Preliminary injunctive relief is "an extraordinary remedy." Winter, 555 U.S. at 24, 129 S. Ct. at 376. To obtain it, plaintiff must show that (1) she is "likely to succeed on the merits," (2) she is "likely to suffer irreparable harm in the absence of preliminary relief," (3) "the balance of equities tips in [her] favor," and (4) "an injunction is in the public interest." Id. at 20, 129 S. Ct. at 374. Plaintiff is not likely to succeed on the merits on her quiet title claim. Quiet title is not an available remedy to a homeowner unless she has paid off the loan or shown that she is ready and able to do so. See Farrell v. West, 57 Ariz. 490, 491, 114 P.2d 910, 911 (1941); Reader v. BAC Home Loan Servicing LP, CV-11-02461-PHX-FJM, 2012 WL 125977, at *4 (D. Ariz. Jan. 17, 2012) (same). Plaintiff has not alleged that she either paid off the loan or is ready to do so. Plaintiff argues that she is not subject to this requirement because she never signed a negotiable instrument that encumbered her property, and claims that the Deed of Trust only secures an "alleged loan." Reply at 5. This argument is directly contradicted by the Deed of Trust itself, which expressly states that plaintiff owes $147,175, debt that "is evidenced by Borrower's note dated the same date as this Security Instrument." Compl., ex. B at 1. By signing the Deed of Trust, plaintiff "accept[ed] and agree[d] to the terms contained" within the document. Id. at 5; see also Cervantes v. Countrywide Home Loans, Inc., 656 F.3d 1034, 1042 (9th Cir. 2011) ("By signing the deeds of trust, the plaintiffs agreed to the terms and were on notice of the contents."). To the extent that plaintiff is arguing the sale is void because no assignment of the Deed of Trust was recorded, this argument has been squarely rejected by the Arizona Supreme Court. In re Vasquez, 228 Ariz. 357, ___, 266 P.3d 1053, 1055 (2011) (no requirement that an assignment of a deed of trust be recorded).

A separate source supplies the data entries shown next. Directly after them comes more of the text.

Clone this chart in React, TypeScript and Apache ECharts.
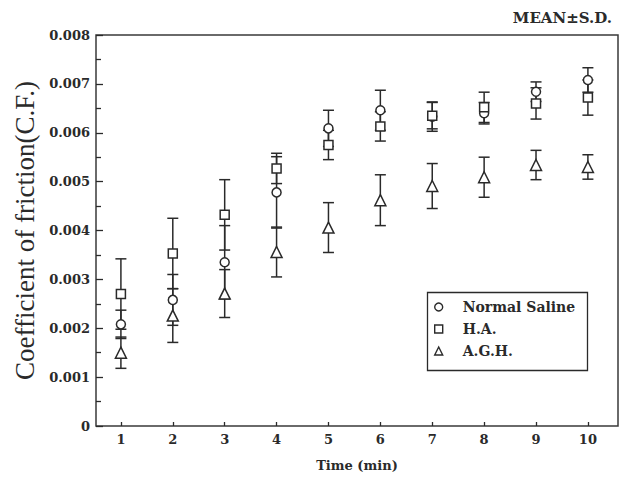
import React, { useEffect, useRef } from "react";
import * as echarts from "echarts";

const times = [1, 2, 3, 4, 5, 6, 7, 8, 9, 10];
const yTicks = [0, 0.001, 0.002, 0.003, 0.004, 0.005, 0.006, 0.007, 0.008];

const salineMean = [0.00208, 0.00258, 0.00335, 0.00478, 0.00609, 0.00646, 0.00633, 0.0064, 0.00684, 0.00708];
const salineSD = [0.00029, 0.00052, 0.00075, 0.00073, 0.00037, 0.00041, 0.0003, 0.00022, 0.0002, 0.00025];
const haMean = [0.0027, 0.00353, 0.00432, 0.00527, 0.00575, 0.00613, 0.00635, 0.00652, 0.0066, 0.00672];
const haSD = [0.00072, 0.00072, 0.00072, 0.00031, 0.0003, 0.0003, 0.00027, 0.00031, 0.00032, 0.00036];
const aghMean = [0.0015, 0.00226, 0.00271, 0.00356, 0.00406, 0.00462, 0.00491, 0.00509, 0.00534, 0.0053];
const aghSD = [0.00032, 0.00055, 0.00049, 0.00051, 0.00051, 0.00052, 0.00046, 0.00041, 0.0003, 0.00025];

const seriesNames = ["Normal Saline", "H.A.", "A.G.H."];
const seriesSymbols = ["circle", "rect", "triangle"];

const INK = "#2a2a2a";
const BOLD_FONT = "DejaVu Serif";

function errorSeries(name: string, mean: number[], sd: number[]) {
  return {
    type: "custom",
    name: name + " SD",
    z: 2,
    silent: true,
    data: times.map((t, i) => [t, mean[i] - sd[i], mean[i] + sd[i]]),
    renderItem: (params: any, api: any) => {
      const x = api.value(0);
      const lo = api.coord([x, api.value(1)]);
      const hi = api.coord([x, api.value(2)]);
      const hw = 5.5;
      const style = { stroke: INK, lineWidth: 1.5, fill: "none" };
      return {
        type: "group",
        children: [
          { type: "line", shape: { x1: lo[0], y1: lo[1], x2: hi[0], y2: hi[1] }, style },
          { type: "line", shape: { x1: hi[0] - hw, y1: hi[1], x2: hi[0] + hw, y2: hi[1] }, style },
          { type: "line", shape: { x1: lo[0] - hw, y1: lo[1], x2: lo[0] + hw, y2: lo[1] }, style },
        ],
      };
    },
  };
}

function pointSeries(name: string, mean: number[], symbol: string, size: number) {
  return {
    type: "scatter",
    name,
    z: 5,
    symbol,
    symbolSize: size,
    data: times.map((t, i) => [t, mean[i]]),
    itemStyle: { color: "#ffffff", borderColor: INK, borderWidth: 1.5, opacity: 1 },
  };
}

export default function App() {
  const ref = useRef<HTMLDivElement>(null);
  useEffect(() => {
    if (!ref.current) return;
    const chart = echarts.init(ref.current, undefined, { renderer: "svg" });
    chart.setOption({
      animation: false,
      backgroundColor: "#ffffff",
      title: {
        text: "MEAN±S.D.",
        right: 3,
        top: 5,
        textStyle: { fontFamily: BOLD_FONT, fontWeight: "bold", fontSize: 15, color: INK },
      },
      grid: {
        left: 96,
        right: 2,
        top: 35,
        bottom: 51,
        show: true,
        borderColor: "#3a3a3a",
        borderWidth: 1.5,
        backgroundColor: "transparent",
      },
      legend: {
        orient: "vertical",
        left: 434,
        top: 299,
        padding: 0,
        itemWidth: 8,
        itemHeight: 8,
        itemGap: 6,
        data: seriesNames.map((n, i) => ({
          name: n,
          icon: seriesSymbols[i],
          itemStyle: { color: "#ffffff", borderColor: INK, borderWidth: 1.4 },
        })),
        textStyle: {
          fontFamily: BOLD_FONT,
          fontWeight: "bold",
          fontSize: 14,
          color: INK,
          lineHeight: 16,
          padding: [0, 0, 0, 15],
        },
        selectedMode: false,
      },
      graphic: [
        {
          type: "rect",
          left: 425,
          top: 290,
          shape: { width: 160, height: 78 },
          style: { fill: "none", stroke: INK, lineWidth: 1.3 },
          z: 10,
        },
      ],
      xAxis: {
        type: "value",
        min: 0.52,
        max: 10.58,
        name: "Time (min)",
        nameLocation: "middle",
        nameGap: 33,
        nameTextStyle: { fontFamily: BOLD_FONT, fontWeight: "bold", fontSize: 13, color: INK },
        axisLine: { show: false },
        splitLine: { show: false },
        axisTick: { show: true, inside: true, length: 4, customValues: times, lineStyle: { color: INK, width: 1.3 } },
        axisLabel: {
          customValues: times,
          margin: 7,
          fontFamily: BOLD_FONT,
          fontWeight: "bold",
          fontSize: 13,
          color: INK,
        },
      },
      yAxis: {
        type: "value",
        min: 0,
        max: 0.008,
        interval: 0.001,
        name: "Coefficient of friction(C.F.)",
        nameLocation: "middle",
        nameGap: 56,
        nameTextStyle: { fontFamily: "Liberation Serif", fontSize: 27, color: INK },
        axisLine: { show: false },
        splitLine: { show: false },
        axisTick: { show: true, inside: true, length: 7, lineStyle: { color: INK, width: 1.3 } },
        minorTick: { show: true, splitNumber: 2, length: 5, lineStyle: { color: INK, width: 1.3 } },
        axisLabel: {
          margin: 6,
          fontFamily: BOLD_FONT,
          fontWeight: "bold",
          fontSize: 13,
          color: INK,
          customValues: yTicks,
          formatter: (v: number) => (v === 0 ? "0" : v.toFixed(3)),
        },
      },
      series: [
        errorSeries(seriesNames[0], salineMean, salineSD),
        errorSeries(seriesNames[1], haMean, haSD),
        errorSeries(seriesNames[2], aghMean, aghSD),
        pointSeries(seriesNames[0], salineMean, seriesSymbols[0], 9),
        pointSeries(seriesNames[1], haMean, seriesSymbols[1], 9),
        pointSeries(seriesNames[2], aghMean, seriesSymbols[2], 11),
      ],
    });
    return () => chart.dispose();
  }, []);
  return <div ref={ref} style={{ width: 620, height: 477, position: "absolute", left: 0, top: 0 }} />;
}
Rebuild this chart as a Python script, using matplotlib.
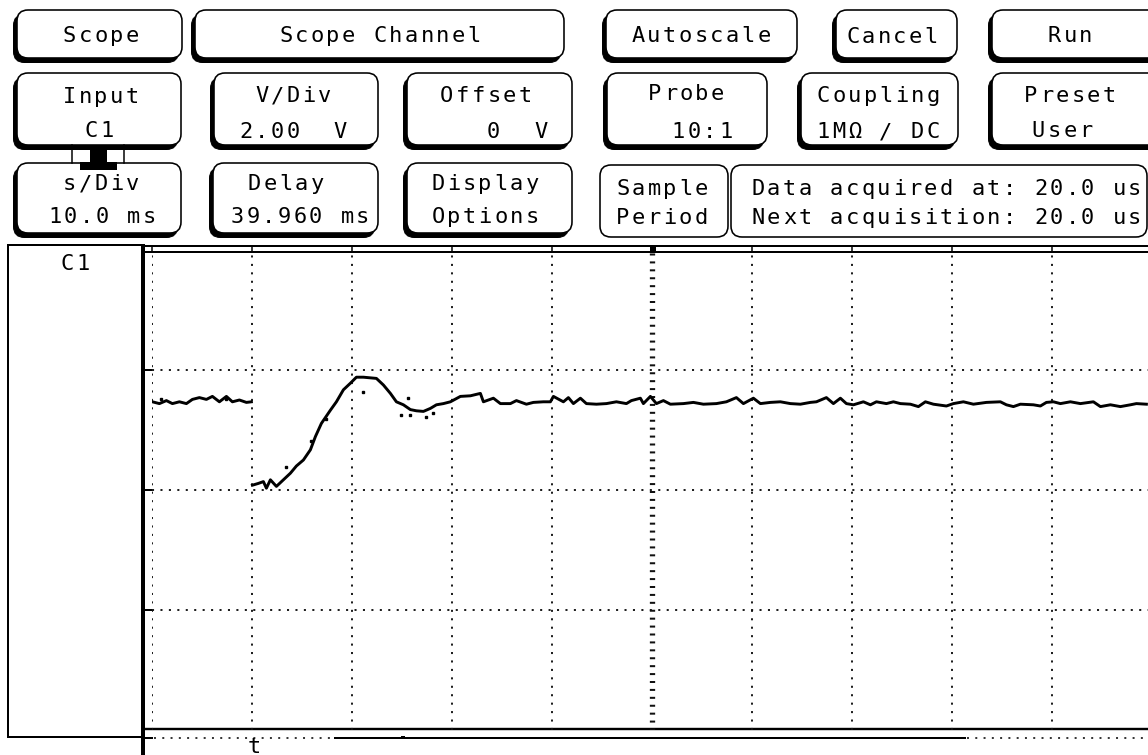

Plaintiff is not entitled to injunctive relief on the breach of contract claim because the relief available for a breach of contract — money damages — is an adequate remedy at law. The harm, in other words, is not irreparable. See Rent-A-Center, Inc. v. Canyon Television & Appliance Rental, Inc., 944 F.2d 597, 603 (9th Cir. 1991) ("economic injury alone" is not irreparable).

Finally, the balance of equities and consideration of the public interest tip strongly in favor of defendants. Although plaintiff will undoubtedly suffer a personal loss if she is finally evicted from her home, she admits that she has been living in a home that was sold at a Trustee's Sale nearly two years ago. The public interest is not served by further delaying the transfer of property sold in 2010.

Accordingly, IT IS ORDERED DENYING plaintiff's renewed motion for temporary restraining order (doc. 13).

FootNotes


1. Chase, which states that it has not yet been served with the complaint, makes a limited appearance to respond to the TRO.